§ **Instruction**: For every line in the records that has the word "this", make a copy.

§ **Provided data**:

— START —

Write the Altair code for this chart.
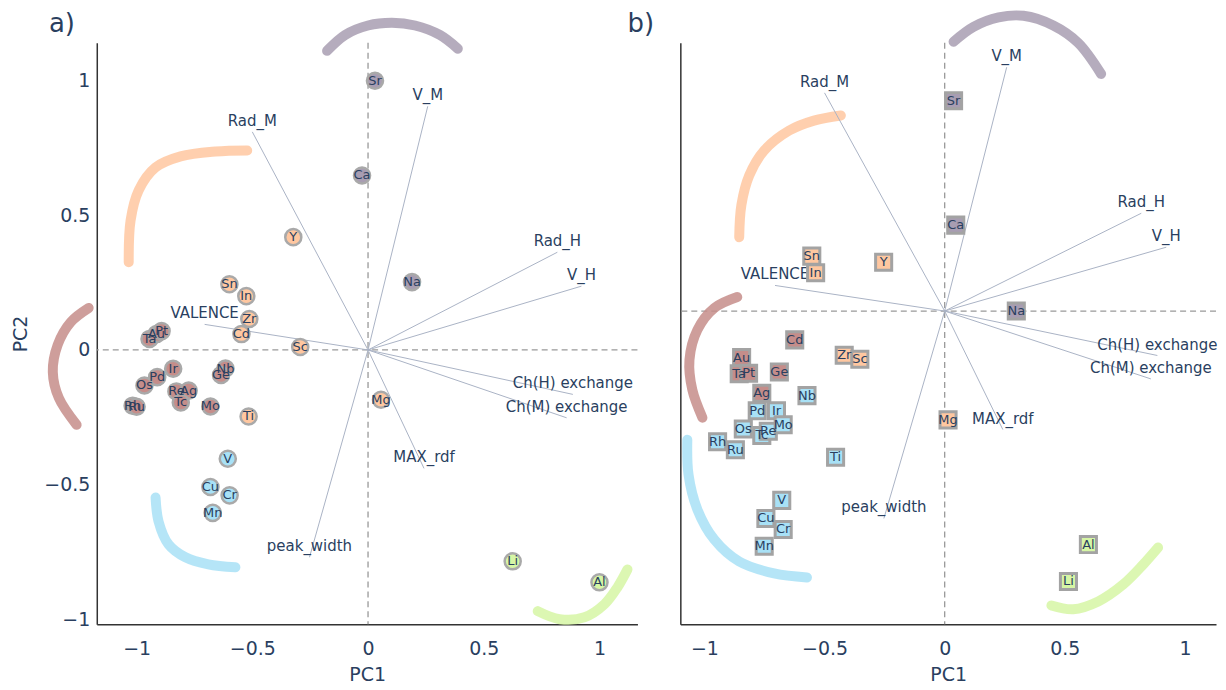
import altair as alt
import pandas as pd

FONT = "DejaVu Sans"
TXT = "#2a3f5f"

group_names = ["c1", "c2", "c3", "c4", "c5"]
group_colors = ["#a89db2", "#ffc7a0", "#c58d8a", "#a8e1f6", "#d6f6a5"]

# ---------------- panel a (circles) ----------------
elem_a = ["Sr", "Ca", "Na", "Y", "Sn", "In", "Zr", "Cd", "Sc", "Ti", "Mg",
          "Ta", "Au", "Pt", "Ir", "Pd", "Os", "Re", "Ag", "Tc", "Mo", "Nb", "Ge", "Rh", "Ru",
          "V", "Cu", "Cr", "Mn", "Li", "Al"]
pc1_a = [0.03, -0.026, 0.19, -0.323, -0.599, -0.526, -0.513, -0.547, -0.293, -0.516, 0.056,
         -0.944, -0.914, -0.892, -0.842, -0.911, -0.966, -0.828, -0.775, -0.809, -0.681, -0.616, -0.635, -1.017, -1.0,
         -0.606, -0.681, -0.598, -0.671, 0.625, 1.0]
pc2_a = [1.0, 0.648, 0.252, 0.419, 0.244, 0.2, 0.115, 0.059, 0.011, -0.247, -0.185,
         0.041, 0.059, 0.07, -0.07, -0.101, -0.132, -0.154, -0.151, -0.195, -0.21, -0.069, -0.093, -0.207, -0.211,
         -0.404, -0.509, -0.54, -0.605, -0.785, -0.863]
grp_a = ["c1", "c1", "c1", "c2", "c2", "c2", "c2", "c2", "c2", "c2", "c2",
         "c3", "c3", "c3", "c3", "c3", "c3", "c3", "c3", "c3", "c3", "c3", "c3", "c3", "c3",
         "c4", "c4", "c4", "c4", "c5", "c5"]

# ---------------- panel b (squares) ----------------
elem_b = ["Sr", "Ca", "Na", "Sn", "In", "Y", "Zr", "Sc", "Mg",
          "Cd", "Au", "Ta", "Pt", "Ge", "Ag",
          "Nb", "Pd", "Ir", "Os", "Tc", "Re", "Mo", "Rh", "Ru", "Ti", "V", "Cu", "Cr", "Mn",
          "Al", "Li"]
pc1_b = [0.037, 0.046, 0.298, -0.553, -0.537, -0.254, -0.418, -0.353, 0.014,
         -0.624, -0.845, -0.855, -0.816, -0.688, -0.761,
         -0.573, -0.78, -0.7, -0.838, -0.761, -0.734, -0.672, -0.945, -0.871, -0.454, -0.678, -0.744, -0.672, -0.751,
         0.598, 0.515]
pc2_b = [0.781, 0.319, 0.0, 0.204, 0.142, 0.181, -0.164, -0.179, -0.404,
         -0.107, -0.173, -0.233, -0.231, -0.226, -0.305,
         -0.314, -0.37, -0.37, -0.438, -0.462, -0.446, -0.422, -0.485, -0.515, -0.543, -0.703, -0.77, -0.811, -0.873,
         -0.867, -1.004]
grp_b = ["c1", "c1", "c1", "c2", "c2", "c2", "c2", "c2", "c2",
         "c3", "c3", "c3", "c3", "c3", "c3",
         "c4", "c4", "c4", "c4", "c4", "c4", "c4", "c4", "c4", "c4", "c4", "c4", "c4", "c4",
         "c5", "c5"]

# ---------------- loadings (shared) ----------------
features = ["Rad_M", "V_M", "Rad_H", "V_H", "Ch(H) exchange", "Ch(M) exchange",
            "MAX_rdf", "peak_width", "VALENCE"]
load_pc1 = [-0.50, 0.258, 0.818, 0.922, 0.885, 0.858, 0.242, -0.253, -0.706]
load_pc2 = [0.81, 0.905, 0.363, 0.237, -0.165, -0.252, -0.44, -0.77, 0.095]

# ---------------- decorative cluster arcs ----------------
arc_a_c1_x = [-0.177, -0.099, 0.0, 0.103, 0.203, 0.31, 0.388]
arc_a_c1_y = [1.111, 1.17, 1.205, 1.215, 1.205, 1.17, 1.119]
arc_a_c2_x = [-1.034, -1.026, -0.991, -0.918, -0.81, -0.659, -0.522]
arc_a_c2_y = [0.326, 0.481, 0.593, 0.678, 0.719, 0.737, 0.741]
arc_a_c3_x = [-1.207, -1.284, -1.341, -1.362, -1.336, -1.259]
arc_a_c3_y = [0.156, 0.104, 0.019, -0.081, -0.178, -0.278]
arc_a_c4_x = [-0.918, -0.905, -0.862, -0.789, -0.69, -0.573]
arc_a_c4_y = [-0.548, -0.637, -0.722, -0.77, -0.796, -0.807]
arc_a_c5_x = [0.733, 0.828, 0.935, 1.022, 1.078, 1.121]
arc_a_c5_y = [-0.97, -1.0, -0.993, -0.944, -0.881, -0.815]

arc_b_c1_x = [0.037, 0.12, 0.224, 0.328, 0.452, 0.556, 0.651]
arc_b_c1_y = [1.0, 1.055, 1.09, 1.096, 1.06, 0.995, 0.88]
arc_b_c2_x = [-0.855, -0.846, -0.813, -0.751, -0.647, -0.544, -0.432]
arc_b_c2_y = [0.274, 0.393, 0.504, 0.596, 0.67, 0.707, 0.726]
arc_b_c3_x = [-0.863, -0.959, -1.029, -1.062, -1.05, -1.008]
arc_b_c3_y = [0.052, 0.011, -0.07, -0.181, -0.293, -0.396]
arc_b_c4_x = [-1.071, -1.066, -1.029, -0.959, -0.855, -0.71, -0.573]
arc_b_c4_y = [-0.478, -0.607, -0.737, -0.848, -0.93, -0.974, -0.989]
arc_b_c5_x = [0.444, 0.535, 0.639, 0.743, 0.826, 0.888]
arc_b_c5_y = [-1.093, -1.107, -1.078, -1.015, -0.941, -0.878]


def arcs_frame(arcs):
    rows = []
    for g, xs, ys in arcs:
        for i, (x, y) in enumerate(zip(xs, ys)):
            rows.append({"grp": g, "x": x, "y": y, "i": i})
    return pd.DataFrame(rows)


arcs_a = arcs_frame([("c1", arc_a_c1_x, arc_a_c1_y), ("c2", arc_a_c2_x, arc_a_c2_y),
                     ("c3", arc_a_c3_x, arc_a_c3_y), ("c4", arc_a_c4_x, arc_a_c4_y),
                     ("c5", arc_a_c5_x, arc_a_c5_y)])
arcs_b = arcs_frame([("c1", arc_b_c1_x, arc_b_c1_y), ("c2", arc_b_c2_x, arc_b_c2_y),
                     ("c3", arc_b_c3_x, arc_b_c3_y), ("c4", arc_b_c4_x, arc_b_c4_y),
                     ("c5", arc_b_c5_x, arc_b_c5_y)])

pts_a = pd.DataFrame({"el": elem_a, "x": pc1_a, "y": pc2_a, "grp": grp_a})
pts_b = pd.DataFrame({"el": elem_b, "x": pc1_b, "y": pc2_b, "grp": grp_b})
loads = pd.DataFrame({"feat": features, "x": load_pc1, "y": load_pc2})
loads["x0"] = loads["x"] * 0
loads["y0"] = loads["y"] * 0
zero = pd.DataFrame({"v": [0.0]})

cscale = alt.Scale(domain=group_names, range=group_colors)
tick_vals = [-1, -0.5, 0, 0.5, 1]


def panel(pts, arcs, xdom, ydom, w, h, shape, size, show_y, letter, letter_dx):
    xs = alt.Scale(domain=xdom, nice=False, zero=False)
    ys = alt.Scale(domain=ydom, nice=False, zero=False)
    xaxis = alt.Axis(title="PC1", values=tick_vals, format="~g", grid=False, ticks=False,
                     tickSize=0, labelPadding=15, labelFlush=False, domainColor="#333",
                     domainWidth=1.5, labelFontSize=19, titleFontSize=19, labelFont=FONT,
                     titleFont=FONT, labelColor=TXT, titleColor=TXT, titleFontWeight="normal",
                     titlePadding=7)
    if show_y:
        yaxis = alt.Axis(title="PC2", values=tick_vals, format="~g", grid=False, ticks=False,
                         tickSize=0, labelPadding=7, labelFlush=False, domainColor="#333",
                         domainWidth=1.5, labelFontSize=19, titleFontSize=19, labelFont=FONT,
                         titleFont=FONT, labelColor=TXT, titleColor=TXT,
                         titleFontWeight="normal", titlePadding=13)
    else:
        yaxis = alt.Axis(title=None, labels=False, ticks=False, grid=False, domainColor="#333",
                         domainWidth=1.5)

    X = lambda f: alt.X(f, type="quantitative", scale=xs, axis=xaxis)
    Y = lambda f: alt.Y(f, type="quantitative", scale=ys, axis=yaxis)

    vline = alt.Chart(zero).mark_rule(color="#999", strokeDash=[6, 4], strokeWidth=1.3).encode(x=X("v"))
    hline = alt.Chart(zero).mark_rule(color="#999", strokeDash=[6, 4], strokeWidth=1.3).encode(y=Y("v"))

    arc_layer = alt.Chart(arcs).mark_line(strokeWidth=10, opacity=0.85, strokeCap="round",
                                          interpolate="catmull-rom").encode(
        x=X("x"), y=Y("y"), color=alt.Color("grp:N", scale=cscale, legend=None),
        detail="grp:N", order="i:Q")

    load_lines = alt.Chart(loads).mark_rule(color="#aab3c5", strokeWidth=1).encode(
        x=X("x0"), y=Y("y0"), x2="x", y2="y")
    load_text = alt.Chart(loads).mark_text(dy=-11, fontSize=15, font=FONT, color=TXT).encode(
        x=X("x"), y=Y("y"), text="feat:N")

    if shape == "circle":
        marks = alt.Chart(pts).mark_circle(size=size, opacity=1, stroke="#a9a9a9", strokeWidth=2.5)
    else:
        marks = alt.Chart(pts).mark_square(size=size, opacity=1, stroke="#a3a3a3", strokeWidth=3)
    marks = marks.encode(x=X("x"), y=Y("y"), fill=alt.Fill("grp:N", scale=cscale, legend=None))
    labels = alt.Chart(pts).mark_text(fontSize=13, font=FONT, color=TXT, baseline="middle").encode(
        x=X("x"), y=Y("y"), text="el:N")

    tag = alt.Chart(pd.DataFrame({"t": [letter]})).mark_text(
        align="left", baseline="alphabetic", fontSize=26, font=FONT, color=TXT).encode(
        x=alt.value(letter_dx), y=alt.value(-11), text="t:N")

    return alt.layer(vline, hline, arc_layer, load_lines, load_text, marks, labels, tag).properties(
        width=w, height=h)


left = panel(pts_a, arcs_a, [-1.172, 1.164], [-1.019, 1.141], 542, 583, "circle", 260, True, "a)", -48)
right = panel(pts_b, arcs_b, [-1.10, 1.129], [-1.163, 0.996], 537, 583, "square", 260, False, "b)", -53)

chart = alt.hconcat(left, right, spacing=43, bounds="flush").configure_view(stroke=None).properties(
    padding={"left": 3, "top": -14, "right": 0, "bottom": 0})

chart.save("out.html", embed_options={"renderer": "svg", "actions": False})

— END —
— START —

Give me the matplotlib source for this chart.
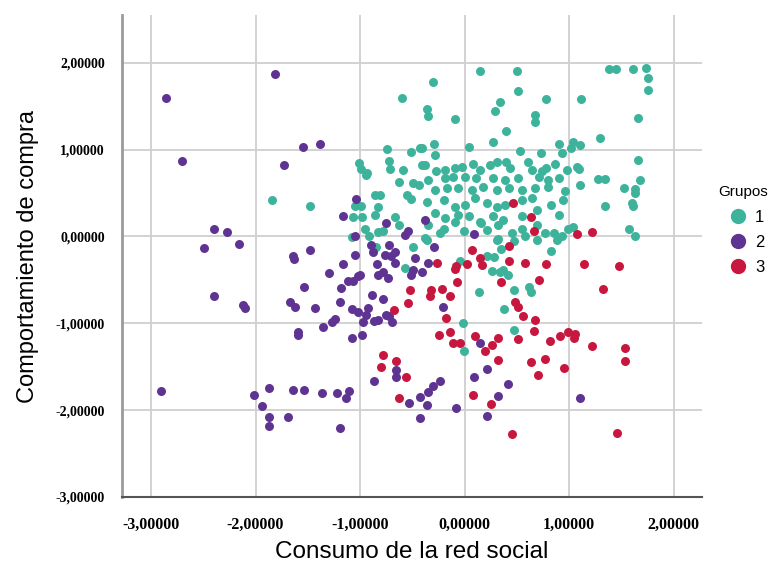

— END —
— START —

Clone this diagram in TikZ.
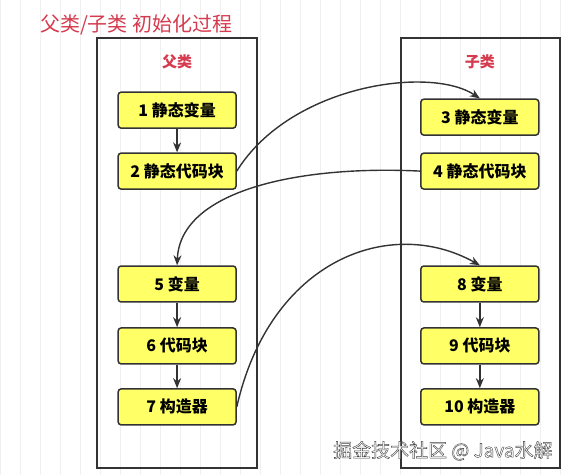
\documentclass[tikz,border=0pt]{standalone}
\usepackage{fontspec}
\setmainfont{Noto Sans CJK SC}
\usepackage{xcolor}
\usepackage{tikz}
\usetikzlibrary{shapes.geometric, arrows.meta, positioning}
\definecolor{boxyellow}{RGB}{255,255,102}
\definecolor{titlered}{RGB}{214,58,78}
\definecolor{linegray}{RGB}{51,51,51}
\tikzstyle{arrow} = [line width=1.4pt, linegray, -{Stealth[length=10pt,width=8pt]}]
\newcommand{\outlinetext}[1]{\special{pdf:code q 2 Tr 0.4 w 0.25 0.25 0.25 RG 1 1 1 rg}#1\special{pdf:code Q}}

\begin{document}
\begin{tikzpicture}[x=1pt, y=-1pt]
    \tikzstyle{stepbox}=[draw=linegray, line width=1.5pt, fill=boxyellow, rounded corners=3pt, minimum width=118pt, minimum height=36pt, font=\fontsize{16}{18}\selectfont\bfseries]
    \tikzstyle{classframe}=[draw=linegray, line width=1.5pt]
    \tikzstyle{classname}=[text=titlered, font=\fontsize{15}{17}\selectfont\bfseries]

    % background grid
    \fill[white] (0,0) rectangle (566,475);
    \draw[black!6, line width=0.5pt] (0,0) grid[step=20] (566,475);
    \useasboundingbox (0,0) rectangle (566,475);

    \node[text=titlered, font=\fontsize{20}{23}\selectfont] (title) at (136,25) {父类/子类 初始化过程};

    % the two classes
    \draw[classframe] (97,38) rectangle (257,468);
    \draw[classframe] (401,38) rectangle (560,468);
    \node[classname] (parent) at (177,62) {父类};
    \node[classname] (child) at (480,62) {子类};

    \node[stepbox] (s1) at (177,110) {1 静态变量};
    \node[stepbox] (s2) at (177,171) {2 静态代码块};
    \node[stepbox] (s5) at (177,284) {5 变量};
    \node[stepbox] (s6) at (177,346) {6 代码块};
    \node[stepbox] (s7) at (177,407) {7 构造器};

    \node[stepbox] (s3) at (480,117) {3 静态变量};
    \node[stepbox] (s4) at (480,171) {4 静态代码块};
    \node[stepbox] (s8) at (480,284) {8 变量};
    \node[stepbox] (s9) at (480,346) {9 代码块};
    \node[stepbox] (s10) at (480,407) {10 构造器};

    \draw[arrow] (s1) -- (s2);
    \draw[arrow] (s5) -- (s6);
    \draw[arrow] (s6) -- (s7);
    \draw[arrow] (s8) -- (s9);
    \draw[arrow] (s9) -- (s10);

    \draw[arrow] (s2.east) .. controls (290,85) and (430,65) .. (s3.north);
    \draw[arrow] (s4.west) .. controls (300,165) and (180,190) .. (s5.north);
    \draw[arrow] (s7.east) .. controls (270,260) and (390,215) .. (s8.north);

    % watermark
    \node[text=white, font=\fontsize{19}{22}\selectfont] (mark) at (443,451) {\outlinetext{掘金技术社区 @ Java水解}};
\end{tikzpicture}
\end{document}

— END —

§ **Response to the task**:
Write the Altair code for this chart.
Give me the matplotlib source for this chart.
Clone this diagram in TikZ.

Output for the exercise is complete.